The Washington Post reports that “the U.S. military lost more service members to suicide than combat last year as the number of troops who took their lives rose to a record high.” Nearly 350 active duty servicemembers committed suicide last year while 229 troops were killed in combat in Afghanistan, according to the Post. The AP reported last June that military deaths from suicide outnumbered combat deaths by a 2-to-1 ratio. A month after the AP report, a Pentagon-funded study reported for the first time, scientific data pointing to “intense psychological suffering and pain” as the main cause of military suicides.
In other news:
The New York Times reports: Nearly three years ago, a leader of the Muslim Brotherhood delivered a speech urging Egyptians to “nurse our children and our grandchildren on hatred” for Jews and Zionists. In a television interview around that time, the same leader described Zionists as “these bloodsuckers who attack the Palestinians, these warmongers, the descendants of apes and pigs. That leader, Mohamed Morsi, is now president of Egypt — and his comments may be coming back to haunt him.”

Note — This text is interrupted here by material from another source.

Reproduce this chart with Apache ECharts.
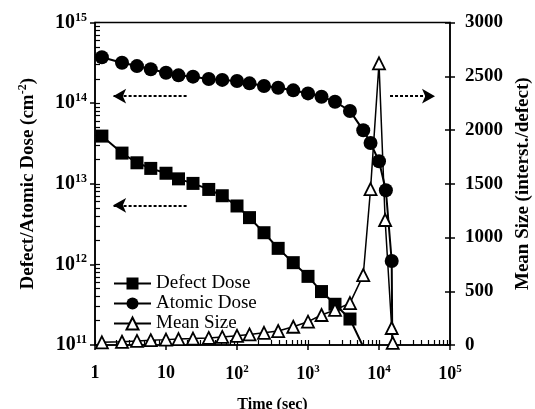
<!DOCTYPE html>
<html>
<head>
<meta charset="utf-8">
<script src="https://cdn.jsdelivr.net/npm/echarts@6/dist/echarts.min.js"></script>
<style>html,body{margin:0;padding:0;background:#fff}#c{width:535px;height:409px}</style>
</head>
<body>
<div id="c"></div>
<script>
// ---- data ----
const defectTime = [1.25, 2.4, 3.9, 6.1, 10, 15, 24, 40, 62, 100, 150, 240, 380, 620, 1000, 1550, 2400, 3900, 6000];
const defectDose = [3.9e13, 2.4e13, 1.82e13, 1.55e13, 1.35e13, 1.15e13, 1.01e13, 8.5e12, 7.1e12, 5.3e12, 3.8e12, 2.47e12, 1.58e12, 1.05e12, 7.1e11, 4.6e11, 3.2e11, 2.1e11, 9.5e10];

const atomicTime = [1.25, 2.4, 3.9, 6.1, 10, 15, 24, 40, 62, 100, 150, 240, 380, 620, 1000, 1550, 2400, 3900, 6000, 7600, 10000, 12500, 15100, 15600];
const atomicDose = [3.7e14, 3.17e14, 2.88e14, 2.63e14, 2.38e14, 2.21e14, 2.13e14, 1.99e14, 1.94e14, 1.88e14, 1.76e14, 1.63e14, 1.55e14, 1.44e14, 1.32e14, 1.2e14, 1.04e14, 8e13, 4.6e13, 3.2e13, 1.9e13, 8.3e12, 1.1e12, 2e10];

const sizeTime = [1.25, 2.4, 3.9, 6.1, 10, 15, 24, 40, 62, 100, 150, 240, 380, 620, 1000, 1550, 2400, 3900, 6000, 7600, 10000, 12200, 15100, 15600];
const meanSize = [25, 30, 38, 45, 50, 55, 60, 66, 75, 85, 98, 113, 130, 170, 217, 279, 326, 390, 650, 1450, 2620, 1163, 158, 20];

const xTickLabels = ['1', '10', '10{s|2}', '10{s|3}', '10{s|4}', '10{s|5}'];

// dotted arrows (annotation) in data coordinates: [fromTime, toTime, value]
const leftArrows = [[19.5, 1.8, 1.22e14], [19.5, 1.8, 5.4e12]];
const rightArrow = [14300, 61500, 1.22e14];

// minor tick positions in log10 space
function minorLog(lo, hi) {
  const out = [];
  for (let e = lo; e < hi; e++) for (let k = 1; k <= 9; k++) out.push(e + Math.log10(k));
  out.push(hi);
  return out;
}

const FONT = 'Liberation Serif';
const supX = { fontSize: 11, fontWeight: 'bold', fontFamily: FONT, color: '#000', padding: [0, 0, 9, 0] };
const supY = { fontSize: 12, fontWeight: 'bold', fontFamily: FONT, color: '#000', padding: [0, 0, 10, 0] };

const pairs = (xs, ys) => xs.map((x, i) => [x, ys[i]]);

const chart = echarts.init(document.getElementById('c'), null, { renderer: 'canvas' });

const arrowData = leftArrows.map(a => [{ coord: [a[0], a[2]] }, { coord: [a[1], a[2]] }]);
arrowData.push([{ coord: [rightArrow[0], rightArrow[2]] }, { coord: [rightArrow[1], rightArrow[2]] }]);

chart.setOption({
  animation: false,
  backgroundColor: '#fff',
  grid: { left: 95, right: 85, top: 22.5, bottom: 64, outerBoundsMode: 'none', containLabel: false,
    show: true, borderColor: '#000', borderWidth: 1.5 },
  legend: {
    orient: 'vertical', left: 113, top: 274, padding: 0, itemWidth: 37, itemHeight: 15, itemGap: 1,
    textStyle: { fontFamily: FONT, fontSize: 19, lineHeight: 18, color: '#000' },
    data: ['Defect Dose', 'Atomic Dose', 'Mean Size']
  },
  xAxis: [
    {
      type: 'log', logBase: 10, min: 1, max: 1e5, position: 'bottom',
      name: 'Time (sec)', nameLocation: 'middle', nameGap: 52,
      nameTextStyle: { fontFamily: FONT, fontSize: 16, fontWeight: 'bold', color: '#000' },
      axisLine: { lineStyle: { color: '#000', width: 1.5 } },
      axisTick: { inside: false, length: 5, lineStyle: { color: '#000', width: 1.5 } },
      splitLine: { show: false },
      axisLabel: {
        margin: 19, color: '#000', fontSize: 18, fontWeight: 'bold', fontFamily: FONT,
        formatter: v => xTickLabels[Math.round(Math.log10(v))],
        rich: { s: supX }
      }
    },
    {
      type: 'value', min: 0, max: 5, position: 'bottom', gridIndex: 0,
      axisLine: { show: false }, axisLabel: { show: false }, splitLine: { show: false },
      axisTick: { inside: true, length: 5, customValues: minorLog(0, 5), lineStyle: { color: '#000', width: 1.2 } }
    }
  ],
  yAxis: [
    {
      type: 'log', logBase: 10, min: 1e11, max: 1e15, position: 'left',
      name: 'Defect/Atomic Dose (cm{s|-2})', nameLocation: 'middle', nameGap: 56, nameRotate: 90,
      nameTextStyle: { fontFamily: FONT, fontSize: 19, fontWeight: 'bold', color: '#000',
        rich: { s: { fontSize: 12, fontWeight: 'bold', fontFamily: FONT, color: '#000', padding: [0, 0, 10, 0] } } },
      axisLine: { lineStyle: { color: '#000', width: 1.5 } },
      axisTick: { inside: false, length: 5, lineStyle: { color: '#000', width: 1.5 } },
      splitLine: { show: false },
      axisLabel: {
        margin: 8, color: '#000', fontSize: 20, fontWeight: 'bold', fontFamily: FONT,
        formatter: v => '10{s|' + Math.round(Math.log10(v)) + '}',
        rich: { s: supY }
      }
    },
    {
      type: 'value', min: 0, max: 3000, interval: 500, position: 'right',
      name: 'Mean Size (interst./defect)', nameLocation: 'middle', nameGap: 63, nameRotate: 90,
      nameTextStyle: { fontFamily: FONT, fontSize: 19, fontWeight: 'bold', color: '#000' },
      axisLine: { lineStyle: { color: '#000', width: 1.5 } },
      axisTick: { inside: false, length: 5, lineStyle: { color: '#000', width: 1.5 } },
      splitLine: { show: false },
      axisLabel: { margin: 15, color: '#000', fontSize: 19, fontWeight: 'bold', fontFamily: FONT, formatter: v => String(v) }
    },
    {
      type: 'value', min: 11, max: 15, position: 'left',
      axisLine: { show: false }, axisLabel: { show: false }, splitLine: { show: false },
      axisTick: { inside: true, length: 5, customValues: minorLog(11, 15), lineStyle: { color: '#000', width: 1.2 } }
    },
    {
      type: 'value', min: 0, max: 3000, interval: 500, position: 'right',
      axisLine: { show: false }, axisLabel: { show: false }, splitLine: { show: false },
      axisTick: { inside: true, length: 5, lineStyle: { color: '#000', width: 1.5 } }
    }
  ],
  series: [
    {
      name: 'Defect Dose', type: 'line', xAxisIndex: 0, yAxisIndex: 0, clip: true,
      data: pairs(defectTime, defectDose),
      symbol: 'rect', symbolSize: 13,
      lineStyle: { color: '#000', width: 2 }, itemStyle: { color: '#000' },
      markLine: {
        silent: true, symbol: ['none', 'arrow'], symbolSize: [11, 13],
        label: { show: false },
        lineStyle: { color: '#000', width: 2, type: [3, 2] },
        data: arrowData
      }
    },
    {
      name: 'Atomic Dose', type: 'line', xAxisIndex: 0, yAxisIndex: 0, clip: true,
      data: pairs(atomicTime, atomicDose),
      symbol: 'circle', symbolSize: 14,
      lineStyle: { color: '#000', width: 2 }, itemStyle: { color: '#000' }
    },
    {
      name: 'Mean Size', type: 'line', xAxisIndex: 0, yAxisIndex: 1, clip: true,
      data: pairs(sizeTime, meanSize),
      symbol: 'triangle', symbolSize: 12,
      lineStyle: { color: '#000', width: 1.5 },
      itemStyle: { color: '#fff', borderColor: '#000', borderWidth: 1.8 }
    }
  ]
});
</script>
</body>
</html>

Defense Secretary Leon Panetta on Monday pledged American assistance to the French in its campaign to root out extremist militants in Mali.
The Pentagon says that it has improved its most lethal bunker busting bomb, which is now capable of “effectively prosecuting selected hardened, deeply buried targets.”
The Washington Post reports: “Rape has become a “significant and disturbing feature” of the war in Syria, one that many refugees cite as their leading reason for fleeing the country, according to a report released Monday by a New York-based humanitarian organization.” Meanwhile, Syrian warplanes have killed dozens of civilians, including 20 children, in the last few days of bombing Damascus suburbs.
A Washington think tank reported this week that Iran is on track to produce enough material for at least one nuclear bomb by the middle of 2014.